As well as challenging political and social attitudes, the Freedom Theatre seeks to offer an alternative way to fight the occupation and still recruits trainees from its base in the tough Jenin refugee camp where many fighters were born and killed.

"People can choose the way they want to fight back: you can hold a gun, but be dead the next minute, but what about art, what about culture? If you have lived enough you can tell the story.

"We ask how can we best serve the [Palestinian] people, but at the same time we are trying to build a professional company that can perform at a high level, but to also bring back the question: what is the point of theatre? It's not only a tool. It's also a very important way of presenting different causes."

However, the challenges the Freedom Theatre faces in using art and culture to promote, question and resist are stark.
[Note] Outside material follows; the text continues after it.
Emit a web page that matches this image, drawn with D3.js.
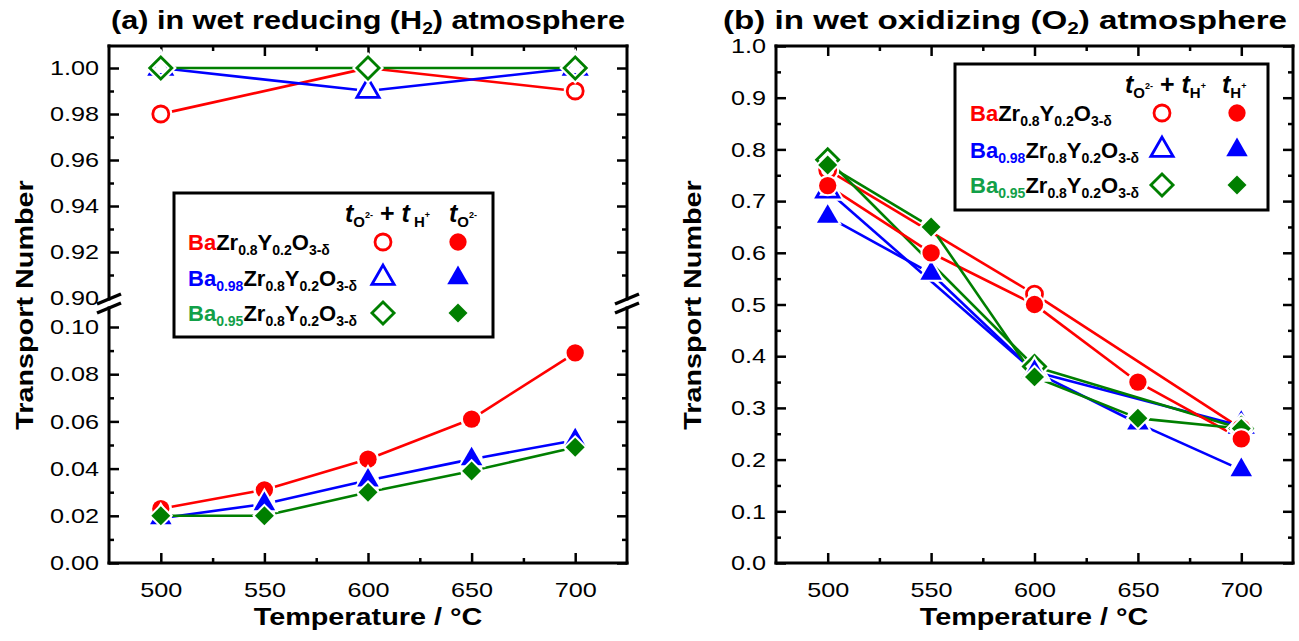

Its founder Juliano Mer-Khamis was murdered four years ago in Jenin by a Palestinian. His killer has never been caught, but it's suspected Juliano was a victim of the Theatre's challenging nature of its work in what can be a conservative society. Despite being "angry, afraid and hurt" Nabeel said it was not a difficult decision to continue with the theatre otherwise "Juliano was killed for nothing".

"I think we have a love-hate relationship with art in our society. Not only the Freedom Theatre, but almost every theatre in Palestine is struggling to bring it back. One of the best theatre scenes was in the early 1920s, so art was lost in between and people lost their connection to it. Now we are trying to say that art is also another way of resisting different types of occupation, so if people can think about it in this way they can see art in a better way."

But for now the Freedom Theatre is focusing on its first tour of the UK, which begins in Manchester on Wednesday and concludes six weeks later in Glasgow. Nabeel says he hopes it will be a two-way experience; not only informing and performing for a British audience, but also to introduce his company to British society.

"The greatest thing for us is to meet people face-to-face. I want to introduce my team and the Palestinians to British society and speak about and discuss our artistic project; this is the best way if we want to reach people.

"But we are also there to perform theatre and bring back the siege because it was presented in the UK in a very bad way, in my opinion, through the news. And since we are artists involved in a social-political environment, we have the responsibility to present ourselves in a different way from the media.

"That is why it's important to open the questions in the mind of the people when they ask: who are you? What do you think about this? What do you think about that?" An importance confirmed by those who seek to have the play banned and keep minds closed.